Aim
Only the lines from the line that has "The picture is" through the line that has "W, H = 3000, 1687" should be reproduced, exactly and with both ends kept.
─── Supplied material
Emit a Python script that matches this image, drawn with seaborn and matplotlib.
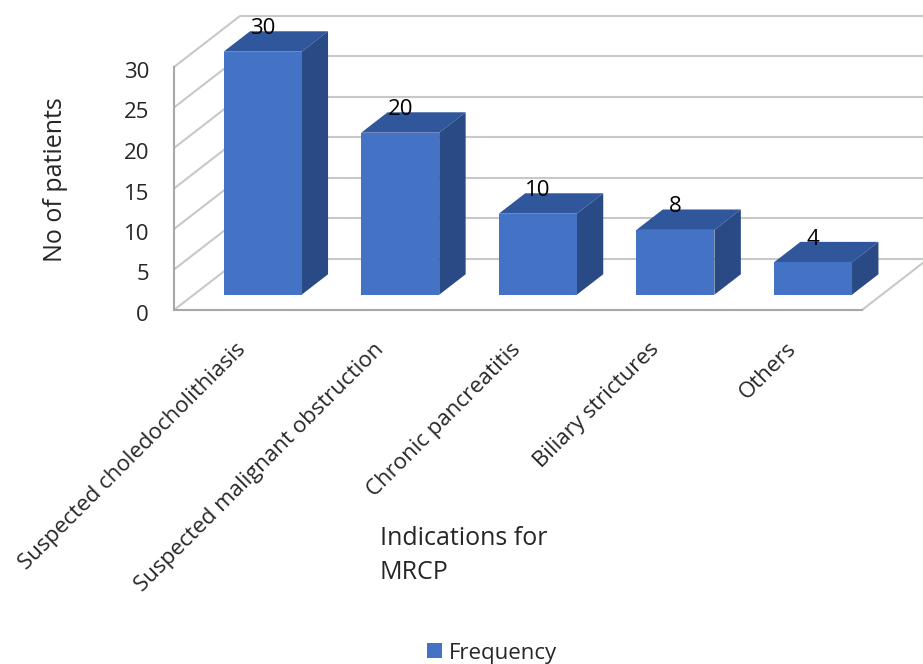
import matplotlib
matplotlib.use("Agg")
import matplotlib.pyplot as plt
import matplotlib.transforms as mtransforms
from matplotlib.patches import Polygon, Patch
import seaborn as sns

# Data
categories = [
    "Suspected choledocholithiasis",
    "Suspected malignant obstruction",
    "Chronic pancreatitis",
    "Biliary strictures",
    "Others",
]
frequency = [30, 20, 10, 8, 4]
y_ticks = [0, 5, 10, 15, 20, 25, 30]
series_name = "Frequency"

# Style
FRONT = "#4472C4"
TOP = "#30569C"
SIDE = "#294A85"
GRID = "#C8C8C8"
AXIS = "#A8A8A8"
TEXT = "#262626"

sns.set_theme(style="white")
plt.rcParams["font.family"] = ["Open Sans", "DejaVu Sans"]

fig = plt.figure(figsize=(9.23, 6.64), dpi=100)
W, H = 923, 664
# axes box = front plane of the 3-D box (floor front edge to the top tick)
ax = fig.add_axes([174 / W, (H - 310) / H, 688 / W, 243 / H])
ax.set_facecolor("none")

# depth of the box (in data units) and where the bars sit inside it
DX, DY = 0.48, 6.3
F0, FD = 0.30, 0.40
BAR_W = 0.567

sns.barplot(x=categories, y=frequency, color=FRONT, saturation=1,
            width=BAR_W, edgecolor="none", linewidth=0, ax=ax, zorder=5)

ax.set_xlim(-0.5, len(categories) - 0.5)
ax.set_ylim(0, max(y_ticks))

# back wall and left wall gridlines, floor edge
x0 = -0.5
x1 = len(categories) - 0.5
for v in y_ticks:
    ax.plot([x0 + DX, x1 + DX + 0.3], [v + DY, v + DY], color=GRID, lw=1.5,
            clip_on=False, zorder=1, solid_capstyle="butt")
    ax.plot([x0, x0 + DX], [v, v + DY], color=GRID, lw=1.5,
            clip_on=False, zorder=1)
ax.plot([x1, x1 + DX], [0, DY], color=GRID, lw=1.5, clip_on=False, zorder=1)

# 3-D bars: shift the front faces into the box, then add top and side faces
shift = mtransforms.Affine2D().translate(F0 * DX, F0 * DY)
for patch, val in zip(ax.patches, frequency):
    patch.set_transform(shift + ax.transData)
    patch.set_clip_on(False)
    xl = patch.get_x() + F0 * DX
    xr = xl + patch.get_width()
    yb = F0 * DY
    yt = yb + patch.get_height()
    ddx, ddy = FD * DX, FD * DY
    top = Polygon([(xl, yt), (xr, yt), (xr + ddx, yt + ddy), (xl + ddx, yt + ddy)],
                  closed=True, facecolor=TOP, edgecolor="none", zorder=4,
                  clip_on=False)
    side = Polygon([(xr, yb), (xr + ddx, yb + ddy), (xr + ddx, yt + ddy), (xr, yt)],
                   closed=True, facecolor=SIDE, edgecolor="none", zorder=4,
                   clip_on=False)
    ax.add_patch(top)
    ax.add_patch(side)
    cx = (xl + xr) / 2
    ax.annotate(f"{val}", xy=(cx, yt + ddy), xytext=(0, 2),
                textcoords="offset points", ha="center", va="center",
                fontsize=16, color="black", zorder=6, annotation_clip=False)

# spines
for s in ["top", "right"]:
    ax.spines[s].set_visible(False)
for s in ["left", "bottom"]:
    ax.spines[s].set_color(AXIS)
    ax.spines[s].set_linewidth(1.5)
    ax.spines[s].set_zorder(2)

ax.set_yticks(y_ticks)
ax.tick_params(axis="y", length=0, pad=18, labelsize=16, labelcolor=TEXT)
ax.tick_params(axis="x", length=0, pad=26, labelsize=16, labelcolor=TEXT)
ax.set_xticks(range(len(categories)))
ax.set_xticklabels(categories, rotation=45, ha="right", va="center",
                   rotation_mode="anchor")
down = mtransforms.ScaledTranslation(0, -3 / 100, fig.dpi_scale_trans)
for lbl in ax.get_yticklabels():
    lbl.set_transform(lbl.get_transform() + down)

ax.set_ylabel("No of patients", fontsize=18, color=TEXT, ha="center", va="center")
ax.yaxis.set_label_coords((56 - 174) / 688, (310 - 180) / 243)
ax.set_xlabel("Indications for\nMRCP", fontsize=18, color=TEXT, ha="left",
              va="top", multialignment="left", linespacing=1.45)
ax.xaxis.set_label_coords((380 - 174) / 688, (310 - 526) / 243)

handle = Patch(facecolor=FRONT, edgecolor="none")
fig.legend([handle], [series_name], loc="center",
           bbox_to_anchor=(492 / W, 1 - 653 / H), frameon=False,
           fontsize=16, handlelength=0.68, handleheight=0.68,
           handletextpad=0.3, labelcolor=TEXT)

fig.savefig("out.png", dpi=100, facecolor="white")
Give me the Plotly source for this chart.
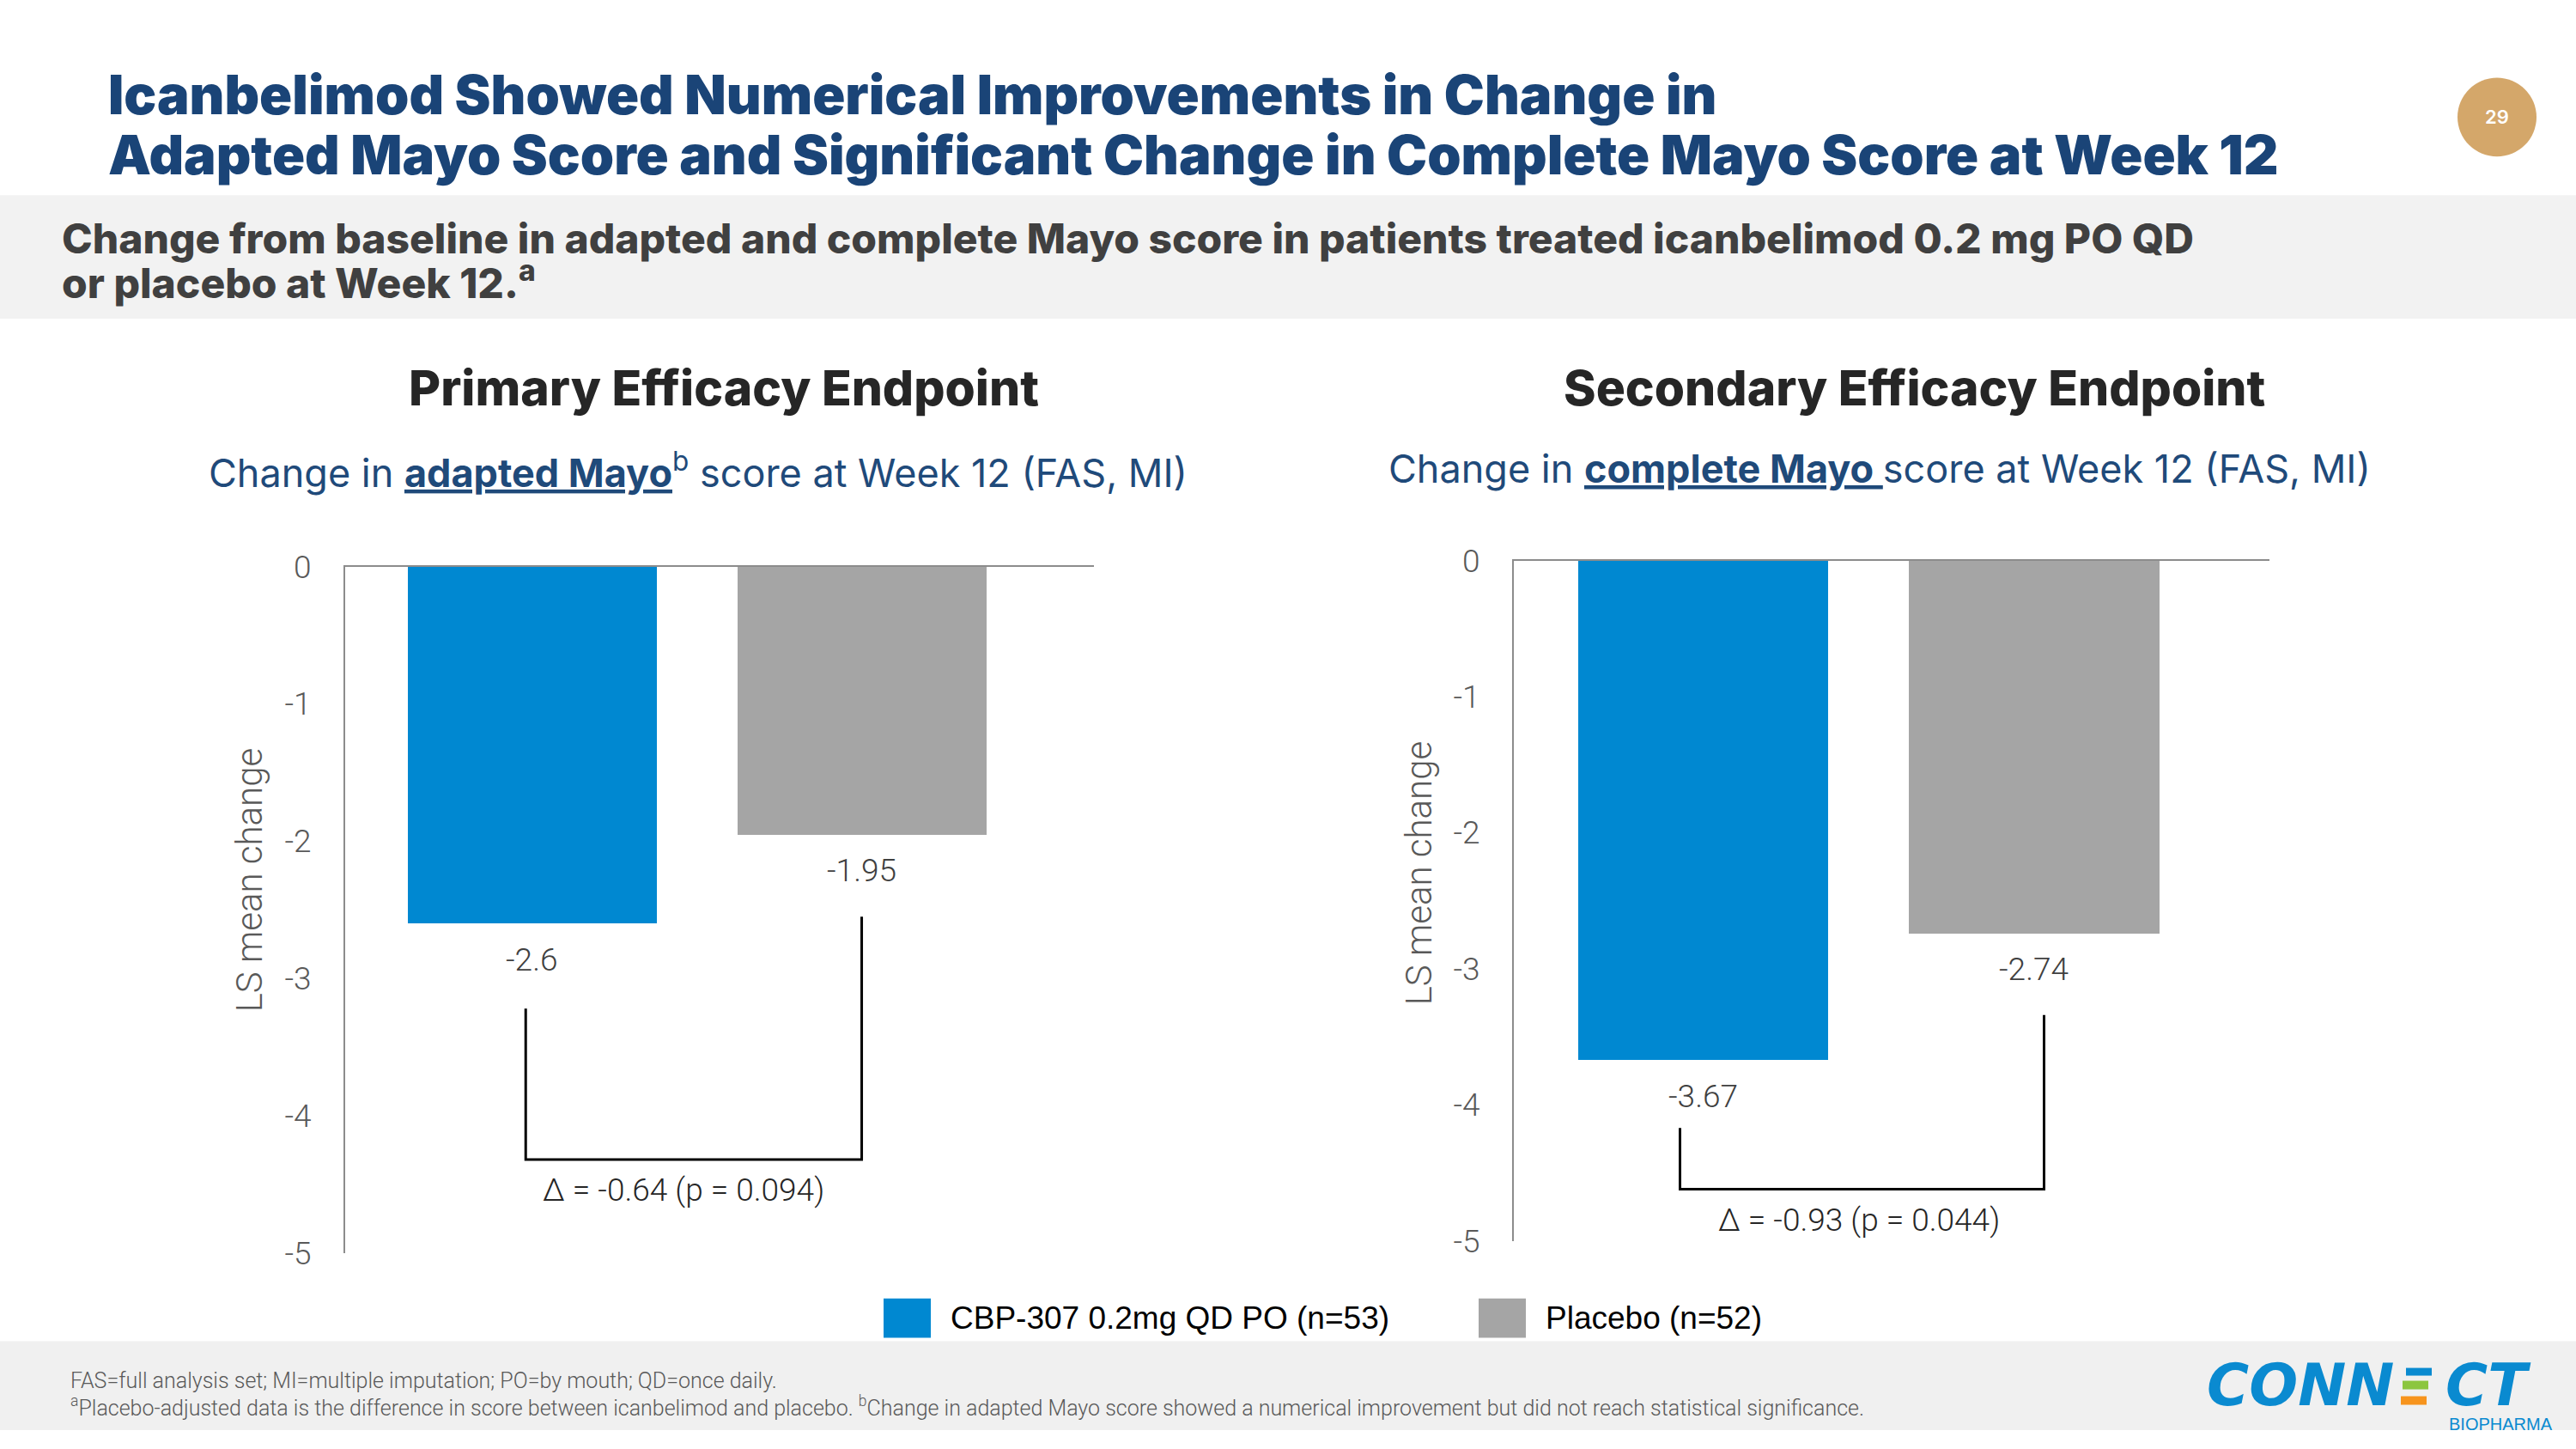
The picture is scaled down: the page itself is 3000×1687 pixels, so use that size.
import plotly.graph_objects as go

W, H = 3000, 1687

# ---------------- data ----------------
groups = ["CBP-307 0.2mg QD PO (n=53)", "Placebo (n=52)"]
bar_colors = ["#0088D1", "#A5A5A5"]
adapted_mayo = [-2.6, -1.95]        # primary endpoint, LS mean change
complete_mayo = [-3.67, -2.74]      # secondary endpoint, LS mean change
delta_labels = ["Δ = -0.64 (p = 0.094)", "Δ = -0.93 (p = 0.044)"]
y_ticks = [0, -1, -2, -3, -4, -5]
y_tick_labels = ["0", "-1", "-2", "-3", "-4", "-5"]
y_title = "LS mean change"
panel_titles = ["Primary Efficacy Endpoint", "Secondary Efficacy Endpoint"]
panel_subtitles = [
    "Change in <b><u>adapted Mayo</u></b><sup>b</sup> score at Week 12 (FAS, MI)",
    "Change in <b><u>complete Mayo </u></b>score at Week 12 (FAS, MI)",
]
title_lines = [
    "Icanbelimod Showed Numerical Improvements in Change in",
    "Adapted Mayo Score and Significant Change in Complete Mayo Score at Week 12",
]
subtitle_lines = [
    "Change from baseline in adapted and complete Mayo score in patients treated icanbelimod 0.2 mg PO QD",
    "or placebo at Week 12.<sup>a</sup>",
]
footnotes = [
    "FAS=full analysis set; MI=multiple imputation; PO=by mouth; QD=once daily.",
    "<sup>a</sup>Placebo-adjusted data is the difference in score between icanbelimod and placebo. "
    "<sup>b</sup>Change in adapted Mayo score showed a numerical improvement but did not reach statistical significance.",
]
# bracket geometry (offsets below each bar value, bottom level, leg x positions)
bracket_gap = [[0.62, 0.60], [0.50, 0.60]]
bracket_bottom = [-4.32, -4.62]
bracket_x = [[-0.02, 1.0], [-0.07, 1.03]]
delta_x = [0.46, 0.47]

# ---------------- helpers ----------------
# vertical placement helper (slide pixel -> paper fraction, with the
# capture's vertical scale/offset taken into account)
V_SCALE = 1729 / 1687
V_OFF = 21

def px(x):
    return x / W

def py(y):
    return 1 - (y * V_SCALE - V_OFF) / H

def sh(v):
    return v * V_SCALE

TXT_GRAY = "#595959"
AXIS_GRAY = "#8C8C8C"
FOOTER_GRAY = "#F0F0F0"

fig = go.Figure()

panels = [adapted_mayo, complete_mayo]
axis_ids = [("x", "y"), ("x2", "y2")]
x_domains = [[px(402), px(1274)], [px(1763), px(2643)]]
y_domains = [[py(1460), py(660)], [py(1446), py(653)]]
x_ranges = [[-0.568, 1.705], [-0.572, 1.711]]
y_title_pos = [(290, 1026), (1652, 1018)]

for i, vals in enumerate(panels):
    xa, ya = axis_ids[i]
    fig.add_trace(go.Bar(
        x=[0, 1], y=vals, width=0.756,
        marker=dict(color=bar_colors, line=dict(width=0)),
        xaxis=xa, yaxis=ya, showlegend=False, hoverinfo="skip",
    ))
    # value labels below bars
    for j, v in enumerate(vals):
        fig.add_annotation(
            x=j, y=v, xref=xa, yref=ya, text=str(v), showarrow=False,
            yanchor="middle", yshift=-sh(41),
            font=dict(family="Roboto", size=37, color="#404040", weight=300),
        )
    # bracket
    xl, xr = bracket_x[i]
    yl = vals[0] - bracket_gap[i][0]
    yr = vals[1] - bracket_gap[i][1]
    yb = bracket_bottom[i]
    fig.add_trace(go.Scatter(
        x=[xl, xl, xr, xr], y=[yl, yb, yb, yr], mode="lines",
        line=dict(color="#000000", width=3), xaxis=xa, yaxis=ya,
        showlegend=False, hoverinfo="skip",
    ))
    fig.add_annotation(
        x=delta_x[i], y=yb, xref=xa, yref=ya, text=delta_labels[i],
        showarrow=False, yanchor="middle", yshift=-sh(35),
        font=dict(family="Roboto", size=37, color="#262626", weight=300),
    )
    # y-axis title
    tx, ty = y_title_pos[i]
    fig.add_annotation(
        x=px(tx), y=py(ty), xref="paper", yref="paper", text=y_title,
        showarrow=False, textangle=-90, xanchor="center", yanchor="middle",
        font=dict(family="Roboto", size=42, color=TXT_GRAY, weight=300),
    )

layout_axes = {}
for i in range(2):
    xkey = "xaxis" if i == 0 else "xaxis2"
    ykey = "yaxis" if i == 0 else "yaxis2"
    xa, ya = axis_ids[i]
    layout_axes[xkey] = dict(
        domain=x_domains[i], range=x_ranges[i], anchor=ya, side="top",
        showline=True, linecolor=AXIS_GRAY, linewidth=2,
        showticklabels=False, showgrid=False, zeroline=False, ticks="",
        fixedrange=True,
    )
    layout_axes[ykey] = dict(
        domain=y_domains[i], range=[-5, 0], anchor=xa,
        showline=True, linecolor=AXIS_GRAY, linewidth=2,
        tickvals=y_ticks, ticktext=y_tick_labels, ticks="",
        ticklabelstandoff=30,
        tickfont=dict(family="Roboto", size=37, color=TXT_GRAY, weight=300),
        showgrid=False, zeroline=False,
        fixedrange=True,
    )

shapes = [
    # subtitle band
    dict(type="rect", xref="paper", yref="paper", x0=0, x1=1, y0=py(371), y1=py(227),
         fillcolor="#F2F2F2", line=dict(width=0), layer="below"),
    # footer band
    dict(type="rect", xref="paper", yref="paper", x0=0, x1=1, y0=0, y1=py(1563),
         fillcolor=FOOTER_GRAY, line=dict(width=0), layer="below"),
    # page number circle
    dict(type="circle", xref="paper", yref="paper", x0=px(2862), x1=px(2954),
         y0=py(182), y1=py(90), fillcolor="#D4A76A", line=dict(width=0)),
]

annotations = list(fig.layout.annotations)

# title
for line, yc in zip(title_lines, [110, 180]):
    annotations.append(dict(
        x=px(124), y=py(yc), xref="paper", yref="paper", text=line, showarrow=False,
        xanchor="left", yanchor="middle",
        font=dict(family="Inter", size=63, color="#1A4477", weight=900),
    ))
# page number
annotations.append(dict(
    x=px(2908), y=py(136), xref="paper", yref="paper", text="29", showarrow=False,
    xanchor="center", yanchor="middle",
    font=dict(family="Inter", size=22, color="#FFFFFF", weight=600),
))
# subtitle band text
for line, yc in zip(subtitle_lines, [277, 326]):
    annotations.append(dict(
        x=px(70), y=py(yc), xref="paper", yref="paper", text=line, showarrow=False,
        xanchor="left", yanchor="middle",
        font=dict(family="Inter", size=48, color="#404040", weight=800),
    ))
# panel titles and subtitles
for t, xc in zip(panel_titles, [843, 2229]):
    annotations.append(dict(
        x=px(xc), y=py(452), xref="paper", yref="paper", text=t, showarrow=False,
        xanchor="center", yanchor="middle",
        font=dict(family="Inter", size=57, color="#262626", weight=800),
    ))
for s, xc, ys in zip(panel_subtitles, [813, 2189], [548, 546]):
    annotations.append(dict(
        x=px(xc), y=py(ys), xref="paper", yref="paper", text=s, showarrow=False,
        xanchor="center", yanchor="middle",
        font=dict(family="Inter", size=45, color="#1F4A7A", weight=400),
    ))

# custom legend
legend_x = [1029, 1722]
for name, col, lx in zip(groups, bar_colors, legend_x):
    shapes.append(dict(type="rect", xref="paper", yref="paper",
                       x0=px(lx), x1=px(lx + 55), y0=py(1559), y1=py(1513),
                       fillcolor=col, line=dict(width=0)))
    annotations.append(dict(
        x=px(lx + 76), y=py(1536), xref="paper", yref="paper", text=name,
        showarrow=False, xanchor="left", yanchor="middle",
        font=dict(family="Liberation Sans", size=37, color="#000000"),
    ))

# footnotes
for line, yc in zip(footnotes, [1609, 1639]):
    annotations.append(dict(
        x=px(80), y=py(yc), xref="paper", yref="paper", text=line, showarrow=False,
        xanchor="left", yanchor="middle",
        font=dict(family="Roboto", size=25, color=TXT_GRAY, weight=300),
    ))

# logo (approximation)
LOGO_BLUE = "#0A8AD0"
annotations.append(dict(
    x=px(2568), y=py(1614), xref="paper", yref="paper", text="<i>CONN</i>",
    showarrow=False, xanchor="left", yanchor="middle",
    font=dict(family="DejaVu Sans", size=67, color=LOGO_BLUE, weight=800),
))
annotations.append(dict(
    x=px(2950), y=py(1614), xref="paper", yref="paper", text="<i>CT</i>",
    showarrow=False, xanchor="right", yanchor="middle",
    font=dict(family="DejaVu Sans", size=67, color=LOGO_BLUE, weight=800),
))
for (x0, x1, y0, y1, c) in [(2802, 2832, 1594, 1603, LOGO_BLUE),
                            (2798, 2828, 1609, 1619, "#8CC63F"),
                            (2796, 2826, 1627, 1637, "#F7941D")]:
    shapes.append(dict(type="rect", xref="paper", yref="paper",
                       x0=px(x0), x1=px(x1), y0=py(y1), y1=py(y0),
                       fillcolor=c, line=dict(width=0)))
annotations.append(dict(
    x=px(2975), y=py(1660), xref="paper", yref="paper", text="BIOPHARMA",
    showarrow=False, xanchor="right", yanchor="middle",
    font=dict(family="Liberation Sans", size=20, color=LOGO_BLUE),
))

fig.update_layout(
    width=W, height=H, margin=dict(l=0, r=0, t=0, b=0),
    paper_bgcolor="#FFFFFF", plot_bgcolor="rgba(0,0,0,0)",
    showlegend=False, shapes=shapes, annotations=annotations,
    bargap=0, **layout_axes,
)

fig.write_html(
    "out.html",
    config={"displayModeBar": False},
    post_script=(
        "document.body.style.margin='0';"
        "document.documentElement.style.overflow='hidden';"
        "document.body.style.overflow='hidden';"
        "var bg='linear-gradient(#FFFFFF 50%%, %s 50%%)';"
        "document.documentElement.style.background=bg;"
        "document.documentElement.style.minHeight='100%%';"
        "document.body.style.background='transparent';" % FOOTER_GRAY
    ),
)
──────
Complete response
The picture is scaled down: the page itself is 3000×1687 pixels, so use that size.
import plotly.graph_objects as go

W, H = 3000, 1687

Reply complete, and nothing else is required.